While we did not expressly so find previously, we do now find that there was sufficient evidence to go to the jury on the question as to whether decedent's fall was occasioned by the condition of the yard and tracks in which the jury could find he was engaged in the furtherance of interstate commerce on behalf of the defendant. Tennant v. Peoria & Pekin Union Railway Co., 321 U.S. 29, 64 S.Ct. 409, 88 L.Ed. 520. As to the contention of appellee that appellant failed to prove that the deceased was engaged in interstate commerce, it is sufficient to point out that appellee’s counsel proved on cross-examination of certain of appellant's witnesses that the main line to Denver was included in the tracks over which deceased was walking and with respect to which the jury might find his switching operations were performed.
With respect to the contention of the appellant that the record as now presented supplies the missing link in what she contends to be a sufficient chain of causation of her husband’s death, it is necessary to consider the testimony of Dr. Pollard. 3 While appellee’s counsel *45 made some objection to the form of the hypothetical question, the Court permitted it to stand, and counsel, on cross-examination, proceeded on the assumption that the testimony of Dr. Pollard as shown in the margin stands, and we must consider it, with all proper inferences and deductions therefrom, in the light most favorable to appellant.
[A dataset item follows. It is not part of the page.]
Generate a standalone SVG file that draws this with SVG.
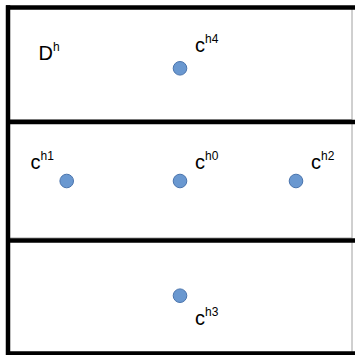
<svg xmlns="http://www.w3.org/2000/svg" width="355" height="355" viewBox="0 0 355 355">
<style>
.box{fill:#fff;stroke:#a0a0a0;stroke-width:1}
.edge{stroke:#000;stroke-width:4.5;fill:none}
.pt{fill:#6a98d0;stroke:#4a74ad;stroke-width:1}
.lbl{font-family:"Liberation Sans",Arial,sans-serif;font-size:20px;fill:#000}
.sup{font-size:12px}
</style>
<rect width="355" height="355" fill="#fff"/>
<g id="region-top">
<rect class="box" x="8" y="7.5" width="344" height="112"/>
</g>
<g id="region-mid">
<rect class="box" x="8" y="122" width="344" height="116"/>
</g>
<g id="region-bot">
<rect class="box" x="8" y="240" width="344" height="113"/>
</g>
<g id="edges">
<line class="edge" x1="6" y1="7.5" x2="355" y2="7.5"/>
<line class="edge" x1="6" y1="122" x2="355" y2="122"/>
<line class="edge" x1="6" y1="240.5" x2="355" y2="240.5"/>
<line class="edge" x1="6" y1="353.5" x2="355" y2="353.5"/>
<line class="edge" x1="8" y1="5.3" x2="8" y2="355"/>
</g>
<g id="label-D">
<text class="lbl" x="38.5" y="60">D<tspan class="sup" dy="-9">h</tspan></text>
</g>
<g id="node-ch4">
<circle class="pt" cx="180" cy="68.3" r="6.8"/>
<text class="lbl" x="195" y="52">c<tspan class="sup" dy="-9">h4</tspan></text>
</g>
<g id="node-ch1">
<circle class="pt" cx="66.7" cy="181" r="6.8"/>
<text class="lbl" x="30.5" y="169">c<tspan class="sup" dy="-9">h1</tspan></text>
</g>
<g id="node-ch0">
<circle class="pt" cx="180" cy="181" r="6.8"/>
<text class="lbl" x="195" y="169">c<tspan class="sup" dy="-9">h0</tspan></text>
</g>
<g id="node-ch2">
<circle class="pt" cx="296" cy="181" r="6.8"/>
<text class="lbl" x="311" y="169">c<tspan class="sup" dy="-9">h2</tspan></text>
</g>
<g id="node-ch3">
<circle class="pt" cx="180" cy="295.7" r="6.8"/>
<text class="lbl" x="195" y="325">c<tspan class="sup" dy="-9">h3</tspan></text>
</g>
</svg>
In view of the testimony given on behalf of appellant to the effect that an injury of the type it is contended the decedent suffered probably contributed to the condition resulting in death, the record now before us differs substantially from that dealt with in our previous opinion. The trial judge erred in not submitting the case to the jury, not only on the question of loss of earnings, pain and suffering and injury during life, but also on the question of the cause of death.
Inasmuch as the case will be tried again, we should also pass on the issue raised by appellant’s exception to the trial court’s refusal to permit appellant’s counsel to introduce in evidence the hospital records. The applicable statute is found in 28 U.S.C.A. § 1732. 4 In accordance with the expressed terms of this statute, the hospital records were admissible, if they were tendered for the purpose of proving some “act, transaction, occurrence, or event. A proper foundation was made for their admission, for they were produced as the “records” of the hospital relating to this patient, and the witness testified that they were prepared and kept in the ordinary course of the business of the hospital.
While the records should have been admitted if they contained evidence of relevant acts, transactions, occurrences or events, as we have stated, there is nothing before us in the record from which we can determine whether they were relevant since the plaintiff did not perfect the record so as to present the substance of the documents for our consideration, as provided for under Rule 43(c) Fed.Rules Civ.Proc. 28 U.S.C.A. This Court is not permitted to speculate, as we are asked to do by appellant in her brief, that these records, if admitted, would prove pain and suffering and the nature of the injury. We include this discussion of the tender of the evidence and the Court’s action thereon only as guidance in the future determination of this case by the Court below.
The Court having erred in withholding the case from the jury, this judgment must therefore be reversed and the case remanded for a new trial.
Reversed and remanded.
. 45 U.S.C.A. § 51.
. The other facts on the issue of negligence, the degree of injury and the cause of death are all detailed in our earlier opinion and will not be repeated here.
. In response to a hypothetical question, the following took place:
“Q. Do you have an opinion? A. Yes, sir, I have.